Fakta sosial yang tergelar membuktikan bahwa kegagalan konsep “Demokrasi Terpimpin”, “Demokrasi Pancasila”, “Ekonomi Pancasila”, dan “Kontrol Sosial” melalui sejumlah perangkat yaitu UU Subersif, peran Sospol ABRI serta keberadaan Kompkamtib yang kesemuanya SAH secara hukum, telah membuat puluhan ribu anggota keluarga dan anak keturunan ex DI/TII, PRRI/Permesta dan juga mereka yang distigma sebagai pemberontak lainnya menderita. Belum lagi puluhan juta anggota keluarga serta anak keluarga ex PKI harus menjadi miskin akibat dimarginalkan oleh negara. Dan masih banyak lagi korbaan lainnya.

Sementara Elit yang merumuskan dan menerapkan konsep tata kelola kekuasaan negara yang gagal tersebut, berserta keluarga dan anak keturunannya boleh saja merasa menderita, tapi mereka tidak sampai hidup dalam kemiskinan.

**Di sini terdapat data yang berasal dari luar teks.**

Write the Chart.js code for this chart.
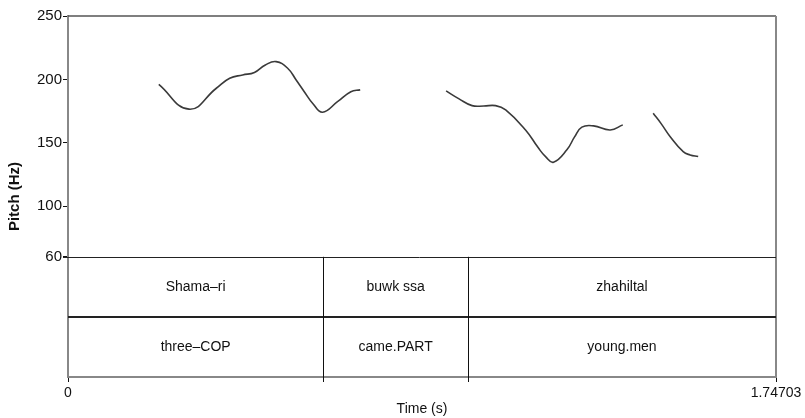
<!DOCTYPE html>
<html>
<head>
<meta charset="utf-8">
<script src="https://cdn.jsdelivr.net/npm/chart.js@4/dist/chart.umd.min.js"></script>
<style>
  html, body { margin: 0; padding: 0; background: #fff; }
  #wrap { width: 805px; height: 418px; }
</style>
</head>
<body>
<div id="wrap"><canvas id="c" width="805" height="418"></canvas></div>
<script>
// Pitch contour (time in s, F0 in Hz), one array per voiced stretch
const seg1Time = [0.224, 0.2985, 0.366, 0.399, 0.431, 0.460, 0.487, 0.5135, 0.542, 0.563, 0.583, 0.605, 0.628, 0.665, 0.698, 0.721];
const seg1Hz   = [196.1, 176.5, 193.0, 200.9, 203.5, 205.5, 211.4, 214.0, 208.8, 199.5, 190.3, 180.6, 174.1, 182.4, 190.3, 191.7];
const seg2Time = [0.933, 0.965, 0.997, 1.026, 1.055, 1.080, 1.129, 1.160, 1.179, 1.198, 1.231, 1.250, 1.268, 1.297, 1.338, 1.369];
const seg2Hz   = [190.9, 184.6, 179.3, 179.0, 179.3, 175.9, 160.1, 146.2, 138.8, 134.6, 144.4, 154.6, 162.3, 163.3, 160.1, 164.1];
const seg3Time = [1.444, 1.464, 1.486, 1.518, 1.535, 1.555];
const seg3Hz   = [173.3, 164.9, 154.8, 143.0, 140.4, 139.1];

// Axis ticks
const pitchTicks = [60, 100, 150, 200, 250];
const timeTicks = [0, 1.74703];

// Annotation tiers: interval boundaries (s) and labels
const tierBounds = [0, 0.630, 0.987, 1.74703];
const tierWords  = ['Shama\u2013ri', 'buwk ssa', 'zhahiltal'];
const tierGloss  = ['three\u2013COP', 'came.PART', 'young.men'];

const FONT = "'Liberation Sans', Arial, Helvetica, sans-serif";
const PITCH_MIN = 60;
const Y_MIN = -34.8;   // space under the pitch floor holds the two text tiers

function toPoints(ts, hs) { return ts.map((t, i) => ({ x: t, y: hs[i] })); }

const lineStyle = {
  borderColor: '#3a3a3a',
  borderWidth: 1.6,
  pointRadius: 0,
  fill: false,
  tension: 0.45
};

const tiersPlugin = {
  id: 'tiers',
  afterDraw(chart) {
    const { ctx, chartArea: a, scales: { x, y } } = chart;
    const top = y.getPixelForValue(PITCH_MIN);
    const bottom = a.bottom;
    const mid = (top + bottom) / 2;
    ctx.save();
    // frame top and right
    ctx.strokeStyle = '#555';
    ctx.lineWidth = 1.5;
    ctx.beginPath();
    ctx.moveTo(a.left, a.top);
    ctx.lineTo(a.right, a.top);
    ctx.stroke();
    ctx.strokeStyle = '#888';
    ctx.lineWidth = 2;
    ctx.beginPath();
    ctx.moveTo(a.right, a.top);
    ctx.lineTo(a.right, a.bottom);
    ctx.stroke();
    // pitch floor / first tier top
    ctx.strokeStyle = '#222';
    ctx.lineWidth = 1;
    ctx.beginPath();
    ctx.moveTo(a.left - 5, Math.round(top) + 0.5);
    ctx.lineTo(a.right, Math.round(top) + 0.5);
    ctx.stroke();
    // separator between tiers
    ctx.lineWidth = 2;
    ctx.beginPath();
    ctx.moveTo(a.left, Math.round(mid));
    ctx.lineTo(a.right, Math.round(mid));
    ctx.stroke();
    // interval boundaries
    ctx.lineWidth = 1;
    ctx.strokeStyle = '#111';
    for (let i = 1; i < tierBounds.length - 1; i++) {
      const px = Math.round(x.getPixelForValue(tierBounds[i])) + 0.5;
      ctx.beginPath();
      ctx.moveTo(px, top);
      ctx.lineTo(px, bottom + 5);
      ctx.stroke();
    }
    // labels
    ctx.fillStyle = '#111';
    ctx.font = '14px ' + FONT;
    ctx.textAlign = 'center';
    ctx.textBaseline = 'middle';
    for (let i = 0; i < tierWords.length; i++) {
      const cx = (x.getPixelForValue(tierBounds[i]) + x.getPixelForValue(tierBounds[i + 1])) / 2;
      ctx.fillText(tierWords[i], cx, (top + mid) / 2);
      ctx.fillText(tierGloss[i], cx, (mid + bottom) / 2);
    }
    ctx.restore();
  }
};

new Chart(document.getElementById('c'), {
  type: 'line',
  data: {
    datasets: [
      Object.assign({ data: toPoints(seg1Time, seg1Hz) }, lineStyle),
      Object.assign({ data: toPoints(seg2Time, seg2Hz) }, lineStyle),
      Object.assign({ data: toPoints(seg3Time, seg3Hz) }, lineStyle)
    ]
  },
  options: {
    responsive: false,
    animation: false,
    events: [],
    layout: { padding: { top: 16, right: 29, left: 0, bottom: 0 } },
    plugins: { legend: { display: false }, tooltip: { enabled: false } },
    scales: {
      x: {
        type: 'linear',
        min: 0,
        max: 1.74703,
        afterBuildTicks: s => { s.ticks = timeTicks.map(v => ({ value: v })); },
        afterFit: s => { s.height = 41; },
        ticks: {
          autoSkip: false,
          maxRotation: 0,
          padding: 3,
          color: '#111',
          font: { family: FONT, size: 14 },
          callback: v => String(v)
        },
        grid: { drawOnChartArea: false, tickLength: 5, color: '#111', tickWidth: 1 },
        border: { color: '#888', width: 2 },
        title: { display: true, text: 'Time (s)', color: '#111', font: { family: FONT, size: 14 }, padding: { top: 0, bottom: 0 } }
      },
      y: {
        type: 'linear',
        min: Y_MIN,
        max: 250,
        afterBuildTicks: s => { s.ticks = pitchTicks.map(v => ({ value: v })); },
        afterFit: s => { s.width = 68; },
        ticks: {
          autoSkip: false,
          padding: 1,
          color: '#111',
          font: { family: FONT, size: 15 },
          callback: v => String(v)
        },
        grid: { drawOnChartArea: false, tickLength: 5, color: '#111', tickWidth: 1 },
        border: { color: '#888', width: 2 },
        title: { display: true, text: 'Pitch (Hz)', color: '#111', font: { family: FONT, size: 15, weight: 'bold' }, padding: { top: 6, bottom: 0 } }
      }
    }
  },
  plugins: [tiersPlugin]
});
</script>
</body>
</html>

Oleh karenanya sungguh mulia kalau Elit Bangsa yang akan dilibatkan dalam pembahasan RUU Polri, tidak lagi menggunakan “konsep aturan bernegara” yang baru sebatas gagasan, tanpa pembuktian validtitas kebenarannya baik dalam praktek maupun secara teori. Bukankah dengan mudah kita bisa mengadopsi nilai-nilai universal tentang pengaturan lembaga Kepolisian dalam sistem negara demokrasi yang keberadaannya dibatasi sebagai bagian dari sistem hukum, sebagaimana yang tergelar dibanyak negara.

Dengan demikian 270 juta lebih anak bangsa ini ke depan tidak lagi dijadikan “kelinci percobaan” gagasan elit dalam hal ini tentang konsep pengaturan Polri.